<<<<
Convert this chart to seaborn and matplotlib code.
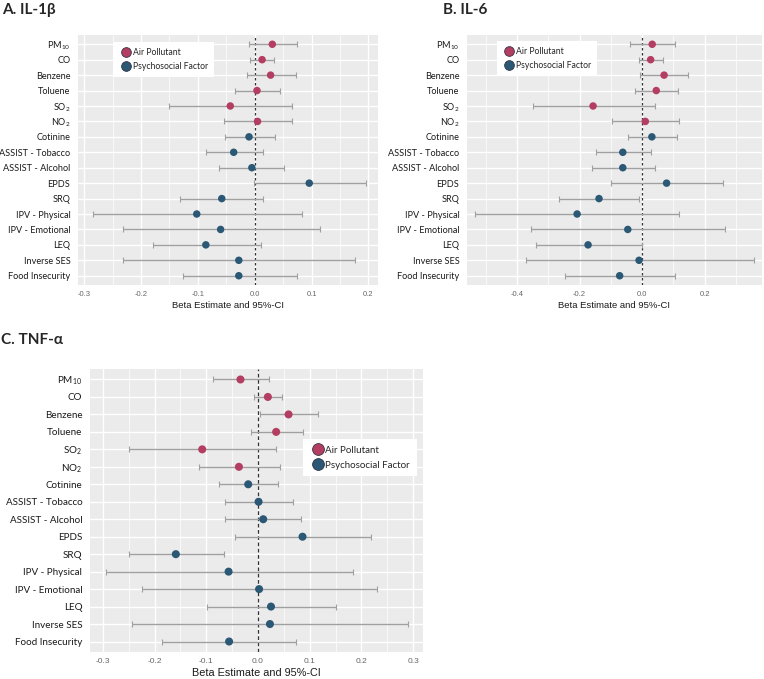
import numpy as np
import pandas as pd
import seaborn as sns
import matplotlib.pyplot as plt
from matplotlib.lines import Line2D

# ---- data ----
variables = ["PM$_{10}$", "CO", "Benzene", "Toluene", "SO$_{2}$", "NO$_{2}$",
             "Cotinine", "ASSIST - Tobacco", "ASSIST - Alcohol", "EPDS", "SRQ",
             "IPV - Physical", "IPV - Emotional", "LEQ", "Inverse SES", "Food Insecurity"]
groups = ["Air Pollutant"] * 6 + ["Psychosocial Factor"] * 10

il1b_est = [0.031, 0.013, 0.028, 0.004, -0.043, 0.005, -0.010, -0.037, -0.005, 0.096,
            -0.058, -0.102, -0.060, -0.086, -0.028, -0.028]
il1b_lo = [-0.010, -0.008, -0.014, -0.034, -0.150, -0.054, -0.052, -0.085, -0.062, -0.002,
           -0.131, -0.284, -0.232, -0.179, -0.231, -0.126]
il1b_hi = [0.074, 0.034, 0.073, 0.044, 0.066, 0.066, 0.035, 0.014, 0.051, 0.195,
           0.015, 0.083, 0.115, 0.011, 0.177, 0.074]

il6_est = [0.032, 0.027, 0.070, 0.045, -0.157, 0.010, 0.031, -0.062, -0.062, 0.078,
           -0.138, -0.208, -0.046, -0.173, -0.010, -0.072]
il6_lo = [-0.039, -0.009, -0.006, -0.023, -0.349, -0.096, -0.045, -0.149, -0.159, -0.099,
          -0.265, -0.534, -0.354, -0.340, -0.371, -0.248]
il6_hi = [0.106, 0.066, 0.147, 0.116, 0.040, 0.119, 0.110, 0.029, 0.041, 0.257,
          -0.010, 0.119, 0.264, -0.002, 0.357, 0.106]

tnf_est = [-0.034, 0.019, 0.059, 0.035, -0.108, -0.037, -0.019, 0.001, 0.010, 0.086,
           -0.159, -0.057, 0.002, 0.025, 0.023, -0.056]
tnf_lo = [-0.087, -0.007, 0.004, -0.013, -0.249, -0.114, -0.075, -0.063, -0.063, -0.044,
          -0.250, -0.295, -0.224, -0.099, -0.244, -0.185]
tnf_hi = [0.021, 0.047, 0.116, 0.087, 0.035, 0.043, 0.039, 0.068, 0.084, 0.218,
          -0.066, 0.183, 0.230, 0.150, 0.290, 0.074]

palette = {"Air Pollutant": "#B43D62", "Psychosocial Factor": "#2B5875"}

sns.set_style("darkgrid", {"axes.facecolor": "#EBEBEB", "grid.color": "white"})
plt.rcParams["mathtext.fontset"] = "custom"
plt.rcParams["mathtext.rm"] = "Lato"
plt.rcParams["mathtext.it"] = "Lato"

W, H = 764, 679


def px_axes(fig, left, top, right, bottom):
    return fig.add_axes([left / W, 1 - bottom / H, (right - left) / W, (bottom - top) / H])


def forest(ax, est, lo, hi, xlim, major, minor, label_size, tick_size, xlab_size,
           msize, dash, legend_pos, leg_size, leg_marker):
    df = pd.DataFrame({"var": variables, "group": groups, "est": est, "lo": lo, "hi": hi})
    df["pos"] = np.arange(len(df))

    ax.set_axisbelow(True)
    ax.set_xticks(minor, minor=True)
    ax.grid(True, which="major", color="white", lw=1.0)
    ax.grid(True, which="minor", axis="x", color="white", lw=0.5)
    ax.axvline(0, color="#333333", lw=0.9, ls=dash, zorder=1)

    ax.errorbar(df["est"], df["pos"], xerr=[df["est"] - df["lo"], df["hi"] - df["est"]],
                fmt="none", ecolor="#A0A0A0", elinewidth=1.0, capsize=2, capthick=0.8, zorder=2)
    sns.scatterplot(data=df, x="est", y="pos", hue="group", palette=palette, s=msize ** 2,
                    edgecolor="none", legend=False, ax=ax, zorder=3)

    ax.set_xlim(*xlim)
    ax.set_ylim(len(df) - 0.4, -0.6)
    ax.set_xticks(major)
    ax.set_xticklabels([f"{t:.1f}" for t in major], fontsize=tick_size, color="#666666",
                       family="Liberation Sans")
    ax.set_yticks(df["pos"])
    ax.set_yticklabels(df["var"], fontsize=label_size, family="Lato", color="#1a1a1a")
    ax.tick_params(axis="both", which="major", length=2.5, color="#999999", pad=2)
    ax.tick_params(axis="y", pad=3)
    ax.tick_params(axis="x", which="minor", length=0)
    ax.set_ylabel("")
    ax.set_xlabel("Beta Estimate and 95%-CI", fontsize=xlab_size, family="Liberation Sans",
                  color="#1a1a1a", labelpad=2)
    for s in ax.spines.values():
        s.set_visible(False)

    handles = [Line2D([], [], marker="o", ls="none", markersize=leg_marker,
                      markerfacecolor=palette[g], markeredgecolor="#333344",
                      markeredgewidth=0.6, label=g) for g in palette]
    leg = ax.legend(handles=handles, loc="upper left", bbox_to_anchor=legend_pos,
                    frameon=True, fancybox=False, framealpha=1, edgecolor="white",
                    facecolor="white", prop={"family": "Lato", "size": leg_size},
                    handletextpad=0.0, handlelength=1.6, borderpad=0.7, labelspacing=0.6,
                    borderaxespad=0)
    leg.get_frame().set_linewidth(0)


fig = plt.figure(figsize=(W / 100, H / 100), dpi=100)

axA = px_axes(fig, 78, 35, 378, 285)
forest(axA, il1b_est, il1b_lo, il1b_hi, (-0.311, 0.217),
       [-0.3, -0.2, -0.1, 0.0, 0.1, 0.2], [-0.25, -0.15, -0.05, 0.05, 0.15],
       6.6, 5.5, 6.8, 5.4, (0, (2, 2)), (0.117, 0.972), 6.2, 7)

axB = px_axes(fig, 467, 35, 762, 285)
forest(axB, il6_est, il6_lo, il6_hi, (-0.56, 0.383),
       [-0.4, -0.2, 0.0, 0.2], [-0.5, -0.3, -0.1, 0.1, 0.3],
       6.6, 5.5, 6.8, 5.4, (0, (2, 2)), (0.10, 0.976), 6.2, 7)

axC = px_axes(fig, 90, 369, 423, 652)
forest(axC, tnf_est, tnf_lo, tnf_hi, (-0.325, 0.319),
       [-0.3, -0.2, -0.1, 0.0, 0.1, 0.2, 0.3], [-0.25, -0.15, -0.05, 0.05, 0.15, 0.25],
       7.1, 6, 7.8, 5.8, (0, (3, 2)), (0.64, 0.753), 7, 8.5)

fig.text(2 / W, 1 - 10 / H, "A. IL-1β", fontsize=11, fontweight="bold", family="Lato",
         va="center", ha="left")
fig.text(443 / W, 1 - 10 / H, "B. IL-6", fontsize=11, fontweight="bold", family="Lato",
         va="center", ha="left")
fig.text(1 / W, 1 - 340 / H, "C. TNF-α", fontsize=11, fontweight="bold", family="Lato",
         va="center", ha="left")

fig.savefig("out.png", dpi=100)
>>>>
> _What the exercise asks_
Restate only the lines running from the start of the material above through the line containing "0.015, 0.083, 0.115, 0.011, 0.177, 0.074]", ends included. No pictures.

> _Written response_
Convert this chart to seaborn and matplotlib code.
import numpy as np
import pandas as pd
import seaborn as sns
import matplotlib.pyplot as plt
from matplotlib.lines import Line2D

# ---- data ----
variables = ["PM$_{10}$", "CO", "Benzene", "Toluene", "SO$_{2}$", "NO$_{2}$",
             "Cotinine", "ASSIST - Tobacco", "ASSIST - Alcohol", "EPDS", "SRQ",
             "IPV - Physical", "IPV - Emotional", "LEQ", "Inverse SES", "Food Insecurity"]
groups = ["Air Pollutant"] * 6 + ["Psychosocial Factor"] * 10

il1b_est = [0.031, 0.013, 0.028, 0.004, -0.043, 0.005, -0.010, -0.037, -0.005, 0.096,
            -0.058, -0.102, -0.060, -0.086, -0.028, -0.028]
il1b_lo = [-0.010, -0.008, -0.014, -0.034, -0.150, -0.054, -0.052, -0.085, -0.062, -0.002,
           -0.131, -0.284, -0.232, -0.179, -0.231, -0.126]
il1b_hi = [0.074, 0.034, 0.073, 0.044, 0.066, 0.066, 0.035, 0.014, 0.051, 0.195,
           0.015, 0.083, 0.115, 0.011, 0.177, 0.074]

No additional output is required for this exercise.